What you will do:
Everything from the first line down to the line containing "Chart.register(...registerables);" is to be retyped exactly, both ends included, with pictures left out.

Collected material:
━━━
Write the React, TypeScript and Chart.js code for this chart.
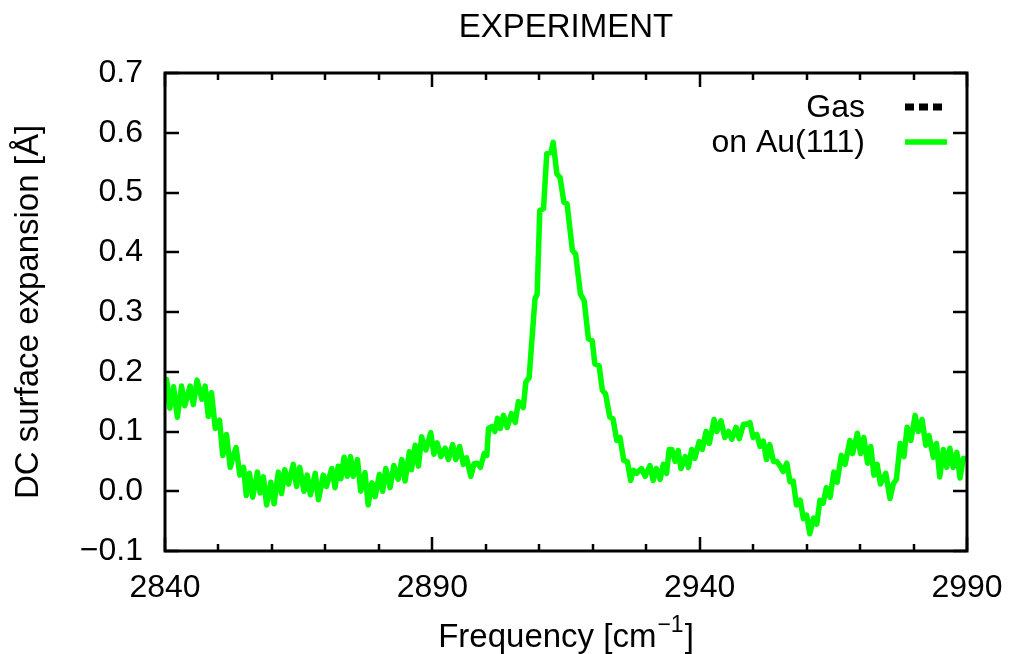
import React, { useEffect, useRef } from "react";
import { Chart, registerables } from "chart.js";

Chart.register(...registerables);

// ---- data ----
const freq: number[] = [
  2840.0, 2840.3, 2840.9, 2841.6, 2842.3, 2843.1, 2843.7, 2844.7, 2845.3, 2846.0,
  2846.9, 2847.5, 2848.1, 2848.7, 2849.4, 2850.2, 2850.8, 2851.5, 2852.2, 2852.8,
  2853.3, 2854.0, 2854.7, 2855.2, 2855.8, 2856.4, 2857.3, 2857.8, 2858.4, 2859.0,
  2859.8, 2860.4, 2861.2, 2861.8, 2862.4, 2863.1, 2864.0, 2864.6, 2865.2, 2866.0,
  2866.6, 2867.2, 2868.1, 2868.7, 2869.6, 2870.2, 2871.2, 2871.8, 2872.4, 2872.9,
  2873.5, 2874.1, 2874.7, 2875.2, 2876.0, 2876.6, 2877.4, 2878.0, 2878.7, 2879.3,
  2880.1, 2880.7, 2881.3, 2882.1, 2882.8, 2883.6, 2884.3, 2884.9, 2885.7, 2886.1,
  2886.8, 2887.4, 2888.0, 2888.8, 2889.7, 2890.3, 2890.9, 2891.6, 2892.4, 2893.0,
  2893.8, 2894.4, 2895.1, 2895.8, 2896.4, 2897.2, 2897.8, 2898.4, 2899.0, 2899.7,
  2900.2, 2900.5, 2901.1, 2901.7, 2902.2, 2902.7, 2903.3, 2904.0, 2904.8, 2905.5,
  2906.1, 2907.0, 2907.5, 2908.1, 2909.2, 2909.6, 2910.1, 2910.8, 2911.4, 2912.2,
  2912.6, 2913.3, 2913.9, 2914.6, 2915.2, 2916.2, 2916.8, 2917.7, 2918.4, 2919.2,
  2919.9, 2920.4, 2921.2, 2921.8, 2922.4, 2923.2, 2923.8, 2924.5, 2925.1, 2925.8,
  2926.5, 2927.1, 2927.6, 2928.2, 2929.1, 2929.8, 2930.7, 2931.3, 2931.9, 2932.6,
  2933.2, 2933.8, 2934.3, 2934.8, 2935.4, 2936.0, 2936.5, 2937.3, 2937.9, 2938.5,
  2939.1, 2939.9, 2940.5, 2941.2, 2941.8, 2942.7, 2943.2, 2944.0, 2944.7, 2945.4,
  2946.0, 2946.8, 2947.4, 2948.2, 2948.8, 2949.4, 2950.0, 2950.7, 2951.3, 2951.9,
  2952.5, 2953.1, 2953.8, 2954.4, 2955.0, 2955.6, 2956.3, 2956.9, 2957.5, 2958.1,
  2958.8, 2959.4, 2960.0, 2960.6, 2961.3, 2961.9, 2962.5, 2963.1, 2963.7, 2964.4,
  2965.1, 2965.7, 2966.5, 2967.2, 2968.1, 2968.6, 2969.5, 2970.1, 2970.7, 2971.4,
  2972.0, 2972.6, 2973.2, 2973.8, 2974.8, 2975.6, 2976.2, 2976.8, 2977.5, 2978.2,
  2978.8, 2979.5, 2980.3, 2980.9, 2981.6, 2982.3, 2982.9, 2983.7, 2984.3, 2984.9,
  2985.6, 2986.2, 2986.8, 2987.4, 2988.1, 2988.7, 2989.3, 2989.9,
];

const onAu111: number[] = [
  0.172, 0.187, 0.139, 0.175, 0.124, 0.176, 0.143, 0.176, 0.145, 0.186,
  0.154, 0.176, 0.125, 0.165, 0.105, 0.119, 0.06, 0.095, 0.04, 0.06,
  0.073, 0.027, 0.04, -0.007, 0.03, -0.01, 0.032, -0.003, 0.024, -0.023,
  0.015, -0.021, 0.032, -0.004, 0.036, 0.012, 0.045, 0.008, 0.04, 0.0,
  0.027, -0.006, 0.03, -0.014, 0.027, 0.008, 0.038, 0.006, 0.042, 0.021,
  0.057, 0.025, 0.058, 0.025, 0.053, 0.0, 0.031, -0.023, 0.014, -0.009,
  0.028, 0.0, 0.038, 0.006, 0.043, 0.02, 0.053, 0.017, 0.066, 0.036,
  0.077, 0.042, 0.091, 0.069, 0.098, 0.062, 0.081, 0.058, 0.072, 0.053,
  0.078, 0.053, 0.075, 0.045, 0.056, 0.025, 0.046, 0.047, 0.04, 0.063,
  0.06, 0.105, 0.108, 0.1, 0.122, 0.105, 0.127, 0.107, 0.13, 0.115,
  0.15, 0.14, 0.183, 0.19, 0.322, 0.33, 0.47, 0.473, 0.565, 0.567,
  0.584, 0.531, 0.525, 0.484, 0.481, 0.403, 0.397, 0.33, 0.319, 0.255,
  0.252, 0.213, 0.21, 0.169, 0.163, 0.124, 0.121, 0.085, 0.09, 0.052,
  0.049, 0.018, 0.035, 0.03, 0.038, 0.025, 0.043, 0.018, 0.038, 0.02,
  0.045, 0.03, 0.07, 0.07, 0.05, 0.068, 0.038, 0.058, 0.04, 0.07,
  0.055, 0.083, 0.07, 0.1, 0.08, 0.12, 0.1, 0.118, 0.09, 0.1,
  0.087, 0.107, 0.088, 0.112, 0.112, 0.115, 0.09, 0.095, 0.075, 0.084,
  0.053, 0.078, 0.05, 0.05, 0.043, 0.033, 0.047, 0.016, 0.017, -0.023,
  -0.015, -0.046, -0.04, -0.071, -0.045, -0.055, -0.015, -0.02, 0.006, -0.01,
  0.032, 0.015, 0.06, 0.045, 0.085, 0.063, 0.097, 0.063, 0.09, 0.047,
  0.075, 0.027, 0.045, 0.012, 0.03, -0.012, 0.012, 0.02, 0.08, 0.058,
  0.107, 0.085, 0.127, 0.1, 0.12, 0.077, 0.093, 0.057, 0.08, 0.024,
  0.07, 0.04, 0.072, 0.04, 0.065, 0.022, 0.055, 0.055,
];

const gasFreq: number[] = [];
const gasValues: number[] = [];

const seriesLabels = ["Gas", "on Au(111)"];
const chartTitle = "EXPERIMENT";
const yTitle = "DC surface expansion [Å]";
const xTitleMain = "Frequency [cm";
const xTitleSup = "\u22121";
const xTitleEnd = "]";

const X_MIN = 2840;
const X_MAX = 2990;
const X_MAJOR = 50;
const X_MINOR = 10;
const Y_MIN = -0.1;
const Y_MAX = 0.7;
const Y_STEP = 0.1;

const FONT = "'Liberation Sans', Arial, Helvetica, sans-serif";

const overlayPlugin = {
  id: "gnuplotOverlay",
  afterDraw(chart: any) {
    const { ctx, chartArea: a, scales } = chart;
    const xs = scales.x;
    const ys = scales.y;
    ctx.save();
    ctx.strokeStyle = "#000";
    ctx.lineCap = "butt";

    // tick marks (inward, mirrored)
    ctx.lineWidth = 2.5;
    ctx.beginPath();
    for (let v = X_MIN; v <= X_MAX + 1e-9; v += X_MINOR) {
      const px = Math.round(xs.getPixelForValue(v));
      const major = Math.abs((v - X_MIN) % X_MAJOR) < 1e-6;
      const len = major ? 14 : 7;
      ctx.moveTo(px, a.bottom);
      ctx.lineTo(px, a.bottom - len);
      ctx.moveTo(px, a.top);
      ctx.lineTo(px, a.top + len);
    }
    ys.ticks.forEach((t: any) => {
      const py = Math.round(ys.getPixelForValue(t.value));
      ctx.moveTo(a.left, py);
      ctx.lineTo(a.left + 14, py);
      ctx.moveTo(a.right, py);
      ctx.lineTo(a.right - 14, py);
    });
    ctx.stroke();

    // frame
    ctx.lineWidth = 3;
    ctx.strokeRect(a.left, a.top, a.right - a.left, a.bottom - a.top);

    // title
    const cx = (a.left + a.right) / 2;
    ctx.fillStyle = "#000";
    ctx.font = `33px ${FONT}`;
    ctx.textAlign = "center";
    ctx.textBaseline = "middle";
    ctx.fillText(chartTitle, cx, 28);

    // x axis title with superscript
    ctx.textBaseline = "alphabetic";
    ctx.textAlign = "left";
    ctx.font = `33px ${FONT}`;
    const w1 = ctx.measureText(xTitleMain).width;
    const w3 = ctx.measureText(xTitleEnd).width;
    ctx.font = `23px ${FONT}`;
    const w2 = ctx.measureText(xTitleSup).width;
    const total = w1 + w2 + w3 + 2;
    let sx = cx - total / 2;
    const base = 647;
    ctx.font = `33px ${FONT}`;
    ctx.fillText(xTitleMain, sx, base);
    sx += w1 + 1;
    ctx.font = `23px ${FONT}`;
    ctx.fillText(xTitleSup, sx, base - 15);
    sx += w2 + 1;
    ctx.font = `33px ${FONT}`;
    ctx.fillText(xTitleEnd, sx, base);

    // legend
    ctx.font = `32px ${FONT}`;
    ctx.textAlign = "right";
    ctx.textBaseline = "middle";
    chart.data.datasets.forEach((ds: any, i: number) => {
      const ly = a.top + 34 + i * 35;
      ctx.fillStyle = "#000";
      ctx.fillText(ds.label, a.right - 102, ly + 1);
      ctx.save();
      ctx.strokeStyle = ds.borderColor;
      ctx.lineWidth = ds.legendWidth || ds.borderWidth;
      ctx.setLineDash(ds.borderDash || []);
      ctx.beginPath();
      ctx.moveTo(a.right - 62, ly);
      ctx.lineTo(a.right - 20, ly);
      ctx.stroke();
      ctx.restore();
    });
    ctx.restore();
  },
};

export default function App() {
  const canvasRef = useRef<HTMLCanvasElement | null>(null);

  useEffect(() => {
    if (!canvasRef.current) return;
    Chart.defaults.font.family = FONT;
    Chart.defaults.color = "#000";
    const chart = new Chart(canvasRef.current, {
      type: "line",
      data: {
        datasets: [
          {
            label: seriesLabels[0],
            data: gasFreq.map((f, i) => ({ x: f, y: gasValues[i] })),
            borderColor: "#000000",
            borderWidth: 6,
            borderDash: [9, 5],
            legendWidth: 7,
            pointRadius: 0,
          } as any,
          {
            label: seriesLabels[1],
            data: freq.map((f, i) => ({ x: f, y: onAu111[i] })),
            borderColor: "#00ff00",
            borderWidth: 5.5,
            borderJoinStyle: "round",
            pointRadius: 0,
            tension: 0,
          } as any,
        ],
      },
      options: {
        animation: false,
        responsive: false,
        devicePixelRatio: 1,
        layout: { padding: { top: 73, right: 43, bottom: 0, left: 0 } },
        plugins: {
          legend: { display: false },
          title: { display: false },
          tooltip: { enabled: false },
        },
        scales: {
          x: {
            type: "linear",
            min: X_MIN,
            max: X_MAX,
            grid: { display: false, drawTicks: false },
            border: { display: false },
            ticks: {
              stepSize: X_MAJOR,
              padding: 18,
              font: { size: 32 },
              maxRotation: 0,
              callback: (v: any) => String(v),
            },
            afterFit: (s: any) => {
              s.height = 103;
              s.paddingLeft = 0;
              s.paddingRight = 0;
            },
          },
          y: {
            type: "linear",
            min: Y_MIN,
            max: Y_MAX,
            grid: { display: false, drawTicks: false },
            border: { display: false },
            ticks: {
              stepSize: Y_STEP,
              padding: 22,
              font: { size: 32 },
              callback: (v: any) => {
                const n = Number(v);
                const s = Math.abs(n).toFixed(1);
                return n < -1e-9 ? "\u2212" + s : s;
              },
            },
            title: {
              display: true,
              text: yTitle,
              font: { size: 33 },
              padding: { top: 9, bottom: 0 },
            },
            afterFit: (s: any) => {
              s.width = 165;
              s.paddingTop = 0;
              s.paddingBottom = 0;
            },
          },
        },
      },
      plugins: [overlayPlugin],
    });
    return () => chart.destroy();
  }, []);

  return (
    <div
      style={{
        position: "fixed",
        left: 0,
        top: 0,
        width: 1010,
        height: 654,
        background: "#ffffff",
      }}
    >
      <canvas
        ref={canvasRef}
        width={1010}
        height={654}
        style={{ display: "block", width: 1010, height: 654 }}
      />
    </div>
  );
}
━━━
Task output:
Write the React, TypeScript and Chart.js code for this chart.
import React, { useEffect, useRef } from "react";
import { Chart, registerables } from "chart.js";

Chart.register(...registerables);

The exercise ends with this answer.